## Start Stored data
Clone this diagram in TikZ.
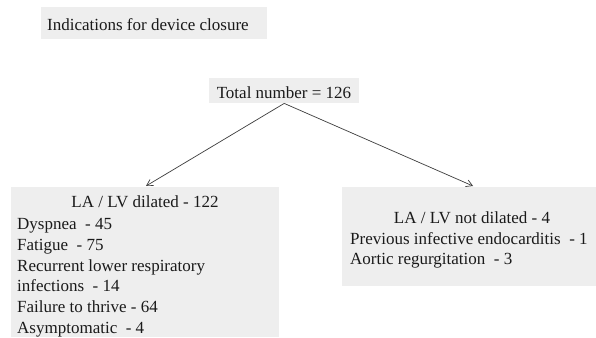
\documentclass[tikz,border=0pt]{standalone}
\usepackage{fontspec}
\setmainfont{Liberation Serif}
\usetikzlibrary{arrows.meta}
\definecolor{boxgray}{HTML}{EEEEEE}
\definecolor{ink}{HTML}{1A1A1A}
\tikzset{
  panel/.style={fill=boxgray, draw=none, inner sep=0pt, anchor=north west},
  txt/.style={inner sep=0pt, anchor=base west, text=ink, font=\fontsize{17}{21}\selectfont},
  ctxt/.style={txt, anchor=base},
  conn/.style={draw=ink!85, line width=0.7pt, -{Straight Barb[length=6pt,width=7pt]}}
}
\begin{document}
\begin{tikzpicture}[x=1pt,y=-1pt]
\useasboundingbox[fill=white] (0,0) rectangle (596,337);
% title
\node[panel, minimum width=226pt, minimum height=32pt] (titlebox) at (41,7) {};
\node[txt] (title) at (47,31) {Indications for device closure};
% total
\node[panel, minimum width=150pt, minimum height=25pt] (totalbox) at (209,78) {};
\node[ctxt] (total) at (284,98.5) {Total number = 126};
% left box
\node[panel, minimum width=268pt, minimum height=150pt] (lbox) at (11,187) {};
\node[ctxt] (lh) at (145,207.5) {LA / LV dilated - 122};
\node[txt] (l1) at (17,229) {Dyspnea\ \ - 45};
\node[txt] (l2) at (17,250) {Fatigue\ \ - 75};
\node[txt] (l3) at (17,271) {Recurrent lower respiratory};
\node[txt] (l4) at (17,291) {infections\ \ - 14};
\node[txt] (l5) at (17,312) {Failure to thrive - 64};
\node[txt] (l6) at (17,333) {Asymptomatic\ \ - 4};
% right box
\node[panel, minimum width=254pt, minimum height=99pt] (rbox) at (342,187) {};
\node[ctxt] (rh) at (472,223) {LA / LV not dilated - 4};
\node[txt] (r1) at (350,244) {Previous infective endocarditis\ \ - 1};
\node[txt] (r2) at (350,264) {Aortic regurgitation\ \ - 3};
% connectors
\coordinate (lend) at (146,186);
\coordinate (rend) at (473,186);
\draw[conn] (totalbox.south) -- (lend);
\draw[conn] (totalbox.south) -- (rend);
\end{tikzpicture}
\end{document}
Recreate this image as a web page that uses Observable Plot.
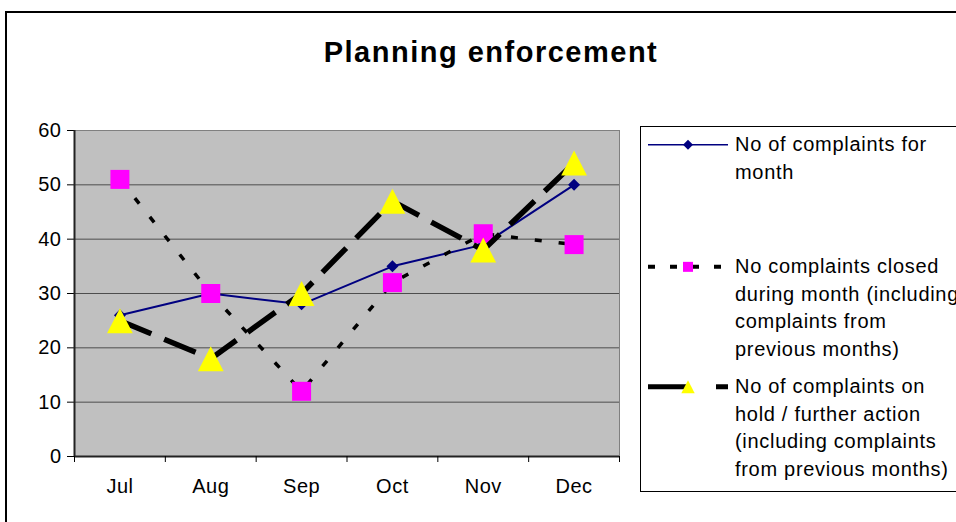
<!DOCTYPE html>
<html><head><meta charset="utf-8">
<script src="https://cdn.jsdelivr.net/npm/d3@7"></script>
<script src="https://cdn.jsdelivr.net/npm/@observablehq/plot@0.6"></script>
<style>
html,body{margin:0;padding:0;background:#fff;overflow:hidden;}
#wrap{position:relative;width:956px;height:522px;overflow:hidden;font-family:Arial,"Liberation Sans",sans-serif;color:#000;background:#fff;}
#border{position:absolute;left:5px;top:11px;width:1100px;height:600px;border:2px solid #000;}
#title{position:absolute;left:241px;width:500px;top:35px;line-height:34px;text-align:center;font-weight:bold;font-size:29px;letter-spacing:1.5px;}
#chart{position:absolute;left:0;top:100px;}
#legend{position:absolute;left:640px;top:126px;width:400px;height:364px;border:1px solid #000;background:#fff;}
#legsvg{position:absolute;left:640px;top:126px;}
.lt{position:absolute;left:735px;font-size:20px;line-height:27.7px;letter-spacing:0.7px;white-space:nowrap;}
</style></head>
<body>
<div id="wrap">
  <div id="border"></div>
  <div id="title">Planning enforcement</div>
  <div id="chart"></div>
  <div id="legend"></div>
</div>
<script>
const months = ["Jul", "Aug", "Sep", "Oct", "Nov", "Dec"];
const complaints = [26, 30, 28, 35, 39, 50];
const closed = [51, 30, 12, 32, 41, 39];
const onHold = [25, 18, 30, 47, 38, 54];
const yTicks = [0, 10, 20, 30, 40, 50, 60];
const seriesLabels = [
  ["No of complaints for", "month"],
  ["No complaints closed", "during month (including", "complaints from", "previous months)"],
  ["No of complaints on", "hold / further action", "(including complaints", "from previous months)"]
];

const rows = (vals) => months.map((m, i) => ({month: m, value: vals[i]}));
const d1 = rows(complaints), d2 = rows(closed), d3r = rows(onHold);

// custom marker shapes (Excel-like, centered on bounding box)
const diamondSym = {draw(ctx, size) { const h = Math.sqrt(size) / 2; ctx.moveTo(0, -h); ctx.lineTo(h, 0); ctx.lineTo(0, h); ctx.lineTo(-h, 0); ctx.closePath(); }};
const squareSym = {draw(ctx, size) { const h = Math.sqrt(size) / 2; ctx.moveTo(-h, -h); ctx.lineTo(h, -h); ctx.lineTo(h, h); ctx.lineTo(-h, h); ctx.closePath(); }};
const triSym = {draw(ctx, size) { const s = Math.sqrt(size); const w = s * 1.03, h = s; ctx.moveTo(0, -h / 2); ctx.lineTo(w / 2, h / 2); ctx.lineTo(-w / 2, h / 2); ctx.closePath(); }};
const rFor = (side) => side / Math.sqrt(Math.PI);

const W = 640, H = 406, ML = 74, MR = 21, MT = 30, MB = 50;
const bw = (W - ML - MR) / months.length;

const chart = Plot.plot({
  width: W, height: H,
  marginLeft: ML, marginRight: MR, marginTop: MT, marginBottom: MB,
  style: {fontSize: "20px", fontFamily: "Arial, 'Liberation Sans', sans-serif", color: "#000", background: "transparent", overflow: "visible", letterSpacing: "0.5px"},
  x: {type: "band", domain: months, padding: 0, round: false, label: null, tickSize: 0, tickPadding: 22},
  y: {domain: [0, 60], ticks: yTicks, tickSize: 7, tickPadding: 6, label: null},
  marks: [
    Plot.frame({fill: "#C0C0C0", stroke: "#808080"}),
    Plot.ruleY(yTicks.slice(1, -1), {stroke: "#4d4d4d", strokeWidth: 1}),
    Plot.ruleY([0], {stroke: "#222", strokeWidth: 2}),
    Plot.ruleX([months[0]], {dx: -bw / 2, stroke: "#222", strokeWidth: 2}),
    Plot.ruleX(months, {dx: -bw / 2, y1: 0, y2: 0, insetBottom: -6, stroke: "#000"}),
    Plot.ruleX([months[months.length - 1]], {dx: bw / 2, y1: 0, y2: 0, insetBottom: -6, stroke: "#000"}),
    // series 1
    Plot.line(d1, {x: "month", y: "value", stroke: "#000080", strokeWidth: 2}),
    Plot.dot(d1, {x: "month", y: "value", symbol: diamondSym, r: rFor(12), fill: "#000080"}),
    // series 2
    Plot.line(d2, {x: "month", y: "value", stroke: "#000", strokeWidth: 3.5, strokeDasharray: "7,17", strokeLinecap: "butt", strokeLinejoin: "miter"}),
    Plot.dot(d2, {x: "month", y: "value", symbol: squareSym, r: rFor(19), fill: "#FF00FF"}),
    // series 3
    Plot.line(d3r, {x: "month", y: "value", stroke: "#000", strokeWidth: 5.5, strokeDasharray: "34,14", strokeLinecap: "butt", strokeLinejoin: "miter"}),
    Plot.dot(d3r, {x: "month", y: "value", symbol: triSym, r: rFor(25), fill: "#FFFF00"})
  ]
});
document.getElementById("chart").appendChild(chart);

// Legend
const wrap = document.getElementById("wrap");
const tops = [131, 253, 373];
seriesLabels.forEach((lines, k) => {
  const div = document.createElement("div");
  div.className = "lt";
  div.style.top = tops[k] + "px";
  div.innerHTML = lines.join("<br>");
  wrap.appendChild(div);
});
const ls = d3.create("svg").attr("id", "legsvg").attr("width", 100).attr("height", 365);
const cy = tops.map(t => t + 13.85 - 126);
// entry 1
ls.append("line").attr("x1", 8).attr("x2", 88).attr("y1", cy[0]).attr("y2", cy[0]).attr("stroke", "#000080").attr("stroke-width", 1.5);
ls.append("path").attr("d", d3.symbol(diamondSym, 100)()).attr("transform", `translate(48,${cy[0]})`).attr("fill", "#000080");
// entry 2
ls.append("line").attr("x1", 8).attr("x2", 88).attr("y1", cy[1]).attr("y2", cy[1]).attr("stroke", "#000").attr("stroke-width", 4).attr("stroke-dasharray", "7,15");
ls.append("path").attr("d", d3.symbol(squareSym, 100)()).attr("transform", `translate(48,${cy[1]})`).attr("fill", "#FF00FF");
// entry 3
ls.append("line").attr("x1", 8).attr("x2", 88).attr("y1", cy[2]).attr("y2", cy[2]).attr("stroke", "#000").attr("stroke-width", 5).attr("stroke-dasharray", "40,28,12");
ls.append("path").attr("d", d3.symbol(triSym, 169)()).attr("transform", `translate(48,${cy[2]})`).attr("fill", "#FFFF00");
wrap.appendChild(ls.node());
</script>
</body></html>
## End Stored data
- [Work instructions]:
Copy each line of the entries that includes the word "this".

- [Output of the exercise]:
Clone this diagram in TikZ.
Recreate this image as a web page that uses Observable Plot.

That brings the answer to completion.